Sitting across the business, the whole of the business, calls for a number of attributes – credibility among colleagues (built on a full understanding of the whole of the business); a true business acumen (not just a marketing education); intuition (knowing from a wide range of sources what is really going on in the wider relevant business environment); a long term approach (not to be way laid by demands of the Excel-junkies); and a collaborator (not just with colleagues but with supply chain and other external partners, with customers). Only with this real marketing mix can the role of marketing be truly holistic and relevant to the long-term performance of the organisation. Quite often the CEO will be the best marketer for your business. In organisations with fully fledged marketing structures, the ‘product manager’ is essentially the CEO of that product.

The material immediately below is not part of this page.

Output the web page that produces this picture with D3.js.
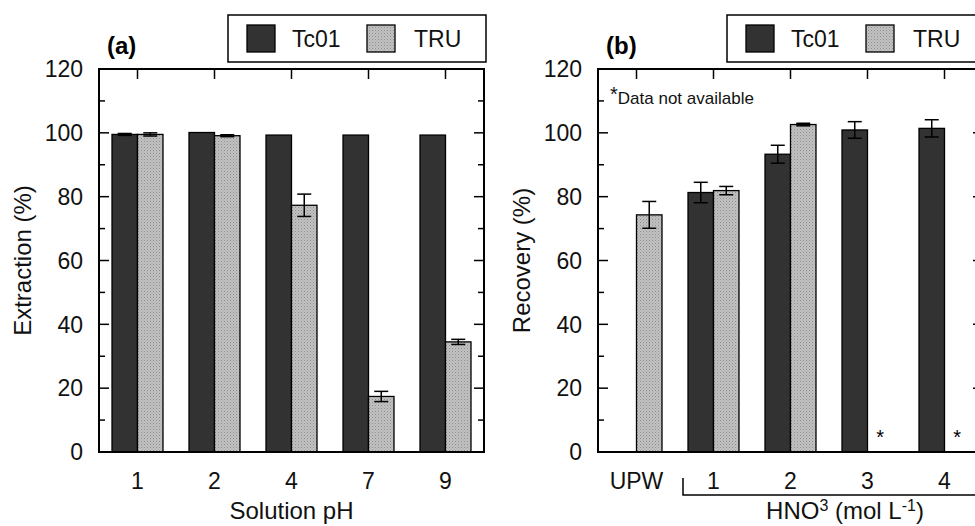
<!DOCTYPE html>
<html>
<head>
<meta charset="utf-8">
<script src="https://cdn.jsdelivr.net/npm/d3@7"></script>
<style>
  html, body { margin: 0; padding: 0; background: #fff; overflow: hidden; }
  svg { display: block; font-family: "Liberation Sans", Arial, sans-serif; }
</style>
</head>
<body>
<div id="chart"></div>
<script>
// panel (a): extraction vs solution pH
const groupsA = ["1", "2", "4", "7", "9"];
const tc01A = [99.5, 100.1, 99.3, 99.3, 99.3];
const tc01AErr = [0.3, 0, 0, 0, 0];
const truA = [99.5, 99.1, 77.3, 17.4, 34.5];
const truAErr = [0.5, 0.3, 3.5, 1.6, 0.8];

// panel (b): recovery vs HNO3 concentration
const groupsB = ["UPW", "1", "2", "3", "4"];
const tc01B = [0, 81.3, 93.3, 100.9, 101.4];
const tc01BErr = [0, 3.2, 2.8, 2.6, 2.7];
const truB = [74.3, 81.9, 102.6, null, null];
const truBErr = [4.2, 1.3, 0.4, null, null];

const seriesNames = ["Tc01", "TRU"];
const yTicks = [0, 20, 40, 60, 80, 100, 120];

const dark = "#323232";

const svg = d3.select("#chart").append("svg")
    .attr("width", 975)
    .attr("height", 526);

// fine dotted texture for the TRU bars
const pat = svg.append("defs").append("pattern")
    .attr("id", "dots")
    .attr("width", 3).attr("height", 3)
    .attr("patternUnits", "userSpaceOnUse");
pat.append("rect").attr("width", 3).attr("height", 3).attr("fill", "#c2c2c2");
pat.append("rect").attr("width", 1).attr("height", 1).attr("fill", "#8e8e8e");
pat.append("rect").attr("x", 1.5).attr("y", 1.5).attr("width", 1).attr("height", 1).attr("fill", "#a0a0a0");
const light = "url(#dots)";

function drawPanel(opt) {
    const left = opt.left, top = 69, w = 385, h = 383;

    const x = d3.scaleBand()
        .domain(opt.groups)
        .range([left, left + w])
        .padding(0);
    const xs = d3.scaleBand()
        .domain(seriesNames)
        .range([0, x.bandwidth()])
        .paddingInner(0)
        .paddingOuter(0.51);
    const y = d3.scaleLinear()
        .domain([0, 120])
        .range([top + h, top]);

    const g = svg.append("g");

    // minor + major ticks on left and right (inward)
    const minor = d3.range(10, 120, 20);
    g.append("g").selectAll("line").data(yTicks.concat(minor)).join("line")
        .attr("x1", left).attr("x2", d => left + (d % 20 === 0 ? 10 : 6))
        .attr("y1", d => y(d)).attr("y2", d => y(d))
        .attr("stroke", "#000").attr("stroke-width", 1.5);
    g.append("g").selectAll("line").data(yTicks.concat(minor)).join("line")
        .attr("x1", left + w).attr("x2", d => left + w - (d % 20 === 0 ? 10 : 6))
        .attr("y1", d => y(d)).attr("y2", d => y(d))
        .attr("stroke", "#000").attr("stroke-width", 1.5);
    // top ticks at group centers
    g.append("g").selectAll("line").data(opt.groups).join("line")
        .attr("x1", d => x(d) + x.bandwidth() / 2).attr("x2", d => x(d) + x.bandwidth() / 2)
        .attr("y1", top).attr("y2", top + 10)
        .attr("stroke", "#000").attr("stroke-width", 1.5);

    // y tick labels
    g.append("g").selectAll("text").data(yTicks).join("text")
        .attr("x", left - 16)
        .attr("y", d => y(d))
        .attr("dy", "0.36em")
        .attr("text-anchor", "end")
        .attr("font-size", 23)
        .attr("fill", "#111")
        .text(d => d);

    // x tick labels
    g.append("g").selectAll("text").data(opt.groups).join("text")
        .attr("x", d => x(d) + x.bandwidth() / 2)
        .attr("y", top + h + 37)
        .attr("text-anchor", "middle")
        .attr("font-size", 23)
        .attr("fill", "#111")
        .text(d => d);

    // bars
    const rows = opt.groups.map((d, i) => ({
        g: d,
        vals: [
            { s: "Tc01", v: opt.tc[i], e: opt.tcErr[i] },
            { s: "TRU", v: opt.tru[i], e: opt.truErr[i] }
        ]
    }));
    const grp = g.append("g").selectAll("g").data(rows).join("g")
        .attr("transform", d => `translate(${x(d.g)},0)`);

    grp.selectAll("rect").data(d => d.vals.filter(v => v.v !== null)).join("rect")
        .attr("x", d => xs(d.s))
        .attr("y", d => y(d.v))
        .attr("width", xs.bandwidth())
        .attr("height", d => y(0) - y(d.v))
        .attr("fill", d => d.s === "Tc01" ? dark : light)
        .attr("stroke", "#000")
        .attr("stroke-width", 1.3);

    // error bars
    const eb = grp.selectAll("g.err").data(d => d.vals.filter(v => v.v !== null && v.e > 0)).join("g")
        .attr("class", "err");
    eb.append("line")
        .attr("x1", d => xs(d.s) + xs.bandwidth() / 2)
        .attr("x2", d => xs(d.s) + xs.bandwidth() / 2)
        .attr("y1", d => y(d.v + d.e)).attr("y2", d => y(d.v - d.e))
        .attr("stroke", "#000").attr("stroke-width", 1.5);
    eb.selectAll("line.cap").data(d => [d.v + d.e, d.v - d.e].map(t => ({ s: d.s, t: t }))).join("line")
        .attr("class", "cap")
        .attr("x1", d => xs(d.s) + xs.bandwidth() / 2 - 7)
        .attr("x2", d => xs(d.s) + xs.bandwidth() / 2 + 7)
        .attr("y1", d => y(d.t)).attr("y2", d => y(d.t))
        .attr("stroke", "#000").attr("stroke-width", 1.5);

    // asterisks for missing data
    grp.selectAll("text.na").data(d => d.vals.filter(v => v.v === null)).join("text")
        .attr("class", "na")
        .attr("x", d => xs(d.s) + xs.bandwidth() / 2)
        .attr("y", y(0) - 8)
        .attr("text-anchor", "middle")
        .attr("font-size", 20)
        .text("*");

    // frame
    g.append("rect")
        .attr("x", left).attr("y", top)
        .attr("width", w).attr("height", h)
        .attr("fill", "none")
        .attr("stroke", "#000")
        .attr("stroke-width", 2);

    // panel letter
    g.append("text")
        .attr("x", left + 8).attr("y", 54)
        .attr("font-size", 24).attr("font-weight", "bold")
        .text(opt.letter);

    // legend
    const lg = g.append("g").attr("transform", `translate(${left + opt.legendDx},15)`);
    lg.append("rect")
        .attr("width", 258).attr("height", 47)
        .attr("fill", "#fff").attr("stroke", "#000").attr("stroke-width", 1.5);
    seriesNames.forEach((s, i) => {
        lg.append("rect")
            .attr("x", 19 + i * 120).attr("y", 10)
            .attr("width", 28).attr("height", 27)
            .attr("fill", i === 0 ? dark : light)
            .attr("stroke", "#000").attr("stroke-width", 1.3);
        lg.append("text")
            .attr("x", 64 + i * 122).attr("y", 32)
            .attr("font-size", 23)
            .attr("fill", "#111")
            .text(s);
    });

    // y axis title
    g.append("text")
        .attr("transform", `translate(${left - 68},${top + h / 2}) rotate(-90)`)
        .attr("text-anchor", "middle")
        .attr("font-size", 24)
        .attr("fill", "#111")
        .text(opt.yTitle);

    return { g, x, y, top, h, left, w };
}

const pa = drawPanel({
    left: 99, letter: "(a)", groups: groupsA,
    tc: tc01A, tcErr: tc01AErr, tru: truA, truErr: truAErr,
    yTitle: "Extraction (%)", legendDx: 129
});
pa.g.append("text")
    .attr("x", pa.left + pa.w / 2).attr("y", 519)
    .attr("text-anchor", "middle")
    .attr("font-size", 24)
    .attr("fill", "#111")
    .text("Solution pH");

const pb = drawPanel({
    left: 598, letter: "(b)", groups: groupsB,
    tc: tc01B, tcErr: tc01BErr, tru: truB, truErr: truBErr,
    yTitle: "Recovery (%)", legendDx: 129
});

// note
const note = pb.g.append("text")
    .attr("x", pb.left + 12).attr("y", 104)
    .attr("font-size", 17)
    .attr("fill", "#111");
note.append("tspan").attr("font-size", 20).attr("dy", -3).text("*");
note.append("tspan").attr("dy", 3).text("Data not available");

// bracket for HNO3 concentrations
const bx = pb.x("1") + 8;
pb.g.append("path")
    .attr("d", `M${bx},478 V495 H${pb.left + pb.w + 5}`)
    .attr("fill", "none")
    .attr("stroke", "#000")
    .attr("stroke-width", 1.5);

const xt = pb.g.append("text")
    .attr("x", 845).attr("y", 519)
    .attr("text-anchor", "middle")
    .attr("font-size", 24)
    .attr("fill", "#111");
xt.append("tspan").text("HNO");
xt.append("tspan").attr("font-size", 16).attr("dy", -8).text("3");
xt.append("tspan").attr("dy", 8).text(" (mol L");
xt.append("tspan").attr("font-size", 16).attr("dy", -8).text("-1");
xt.append("tspan").attr("dy", 8).text(")");
</script>
</body>
</html>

Marketing: The Shepherd of a Business

Marketing is sometimes likened to a shepherd. She or he tends to the needs and welfare of the flock ensuring its safety and access to good pastures, but astute enough to lead the flock to better pastures if the need arises. In this analogy the marketer is a leader and a carer, is well attuned to the needs of the ‘business’ (the flock) and knows where is best for it. There’s no mention of costs, no mention of ads or anything similar as being at the heart of marketing, no requirement of a separate department. Marketing – insofar as it champions the transaction and the customer at all points of the business - sits at the centre of the business while having the lead role in designing the strategy of that business. 

Touchpoint Analysis

The best way to evaluate the totality of the business’s approach to making selling easier is what I call a ‘Touchpoint Analysis’. This approach forces the company or the marketer to look at how the company organises itself at every stage of its interaction with the consumer, whether it’s obvious or not, and asks if each and every point on the interaction could be an enabler or a blocker to that consumer’s possible purchase or repeat purchase. From how the product or service is ordered by the primary customer, to it’s being produced correctly, to how it’s shipped, to how it appears on shelf (if that’s relevant), to how the customer is invoiced, to after sales service, to the appearance of the delivery truck, the manner of the personnel on call centre lines, delivery trucks, merchandisers and at the reception desk, to the ads. It’s as simple or vital as how hard it is to open the pack, the user instructions, the range available. And it’s about so much more. It’s a constant assessment to ensure the hassles are removed and the advantages are enhanced. In that way, marketing is not ‘just’ about the visible stuff around ads and sponsorships. It’s the invisible stuff of how all parts of the supply chain and the wider environment are coordinated and directed to make selling easier, to service the customer and, as a shepherd would, to protect the ‘flock’ in a complex, challenging and dynamic business world. Drucker was right then and is even more correct now. Marketing is the essential business function, regardless of your size, sector or business model.